Cooper: University of Tennessee, Knoxville, postpones need to have ACT/SAT until 2025

Staff Photo By C.B. Schmelter / University of Tennessee President Randy Boyd speaks during a UT Board of Trustees meeting in the Tennessee Room at the University Center on the campus of the University of Tennessee at Chattanooga in 2020.
Staff Photo By C.B. Schmelter / University of Tennessee President Randy Boyd speaks during a UT Board of Trustees meeting in the Tennessee Room at the University Center on the campus of the University of Tennessee at Chattanooga in 2020.

If you want to go to the University of Tennessee, Knoxville, for the next few years, you can ditch the SAT prep sessions, forget about filling in circled answers on your ACT and won't have to waste a Saturday morning when you could be sleeping.

The school announced Thursday that ACT or SAT scores would be optional for admission through the 2025 fall admissions cycle.

"Though we believe admissions tests do provide additional validity to our decisions, we also understand the tests are just one part of a student's story," Fabrizio D'Aloisio, associate vice provost for enrollment management and executive director of undergraduate admissions, said in a news release. "This five-year test-optional policy will allow us to collect data and assess how effective admissions tests are for our population of students."
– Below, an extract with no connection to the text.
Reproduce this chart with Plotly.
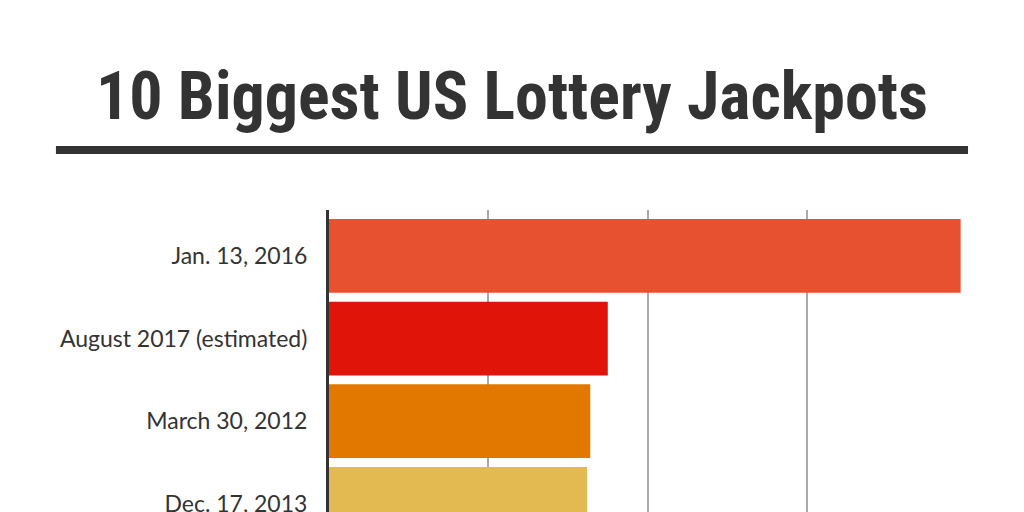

Since many schools and testing centers around the country were closed during the coronavirus pandemic last year, some 1,600 colleges and universities in the fall of 2020 made standardized tests optional for entrance.

UT moved to a test-optional application process in July 2020, with 9,000 prospective students applying without the scores, but until Thursday hadn't extended that action.

The University of Tennessee at Chattanooga will not mandate standardized tests for fall admission this year, but the school will require a higher high school grade point average (3.0) to be considered for admission instead of a 2.85 grade point average (GPA) with an 18 ACT score (or equivalent SAT) or a 2.5 GPA with a 21 ACT score (or equivalent SAT).

Some private colleges had eliminated the standardized test requirement before the coronavirus, saying indicators such as high school GPA, academic transcript and class rank were enough.

Others consider such tests discriminatory.

In announcing its test-optional decision in 2019, Colorado College said some recent studies had "increasingly made clear the cultural, social and economic biases of test design. This also includes access to preparation materials such as study guides and prep courses. Such design and preparation strategies can have a significant impact on scores, with the results being standardized test scores tend to be higher for wealthier students and for white students."

Leslie Cornfeld, founder and CEO of the National Education Equity Lab, an organization that helps low-income college students get into college, told Inside Higher Ed in March that programs in which high school students take dual enrollment college courses are among the standardized test alternatives that "provide a demonstration of college readiness."

"I think we have known for quite some time that standardized tests like the ACT and SAT can mask talent in the Black and Latino communities," she said.

That opinion is not shared by everybody. In fact, some say standardized tests allow minority students to show what they can do, especially if they come from less rigorous high schools.

UT says students still can choose to submit ACT/SAT scores but that those who don't will have the ability in their application to show their academic and nonacademic talents, including leadership, community engagement, critical thinking and intellectual curiosity.

In Tennessee, access to the standardized testing is not the problem it may be in other places. While students are required to take a postsecondary readiness test like ACT or the SAT to graduate, the state offers the ACT at no charge for high school juniors during their spring semester and again during the fall semester of their senior year.

Hamilton County Schools Superintendent Dr. Bryan Johnson said he thought UT's move was "the right step as regarding the pandemic" and that it will be "interesting" and "intriguing" to "see how that group [admitted without standardized tests] is doing."

He said the state's push toward all secondary students reaching a 21 on the ACT test "is still a focus for us," and he doesn't see a move away from standardized testing for college entrance being "a precursor" for ending standardized testing in K-12 public education.

But, Johnson said, "it warrants everybody taking a deeper look at what we might be doing, what we might not be doing" about "unnecessary additional hurdles" for students to enter some academic programs.

The pandemic has offered a wider testing ground for subjective entrance to college admission, and it is likely to be embraced by private colleges and universities that can be choosy about their students and their qualifications.

It may be more difficult for large public universities, whose staffs and time in considering potentially thousands of applicants without standardized test scores may be limited. We can also envision lots of phone calls - and probably lawsuits - that ask, for example, why only one of two students with the same GPA and similar extra-curricular activities was admitted, and one not.

As such, we don't see the ACT, SAT and their like disappearing anytime soon.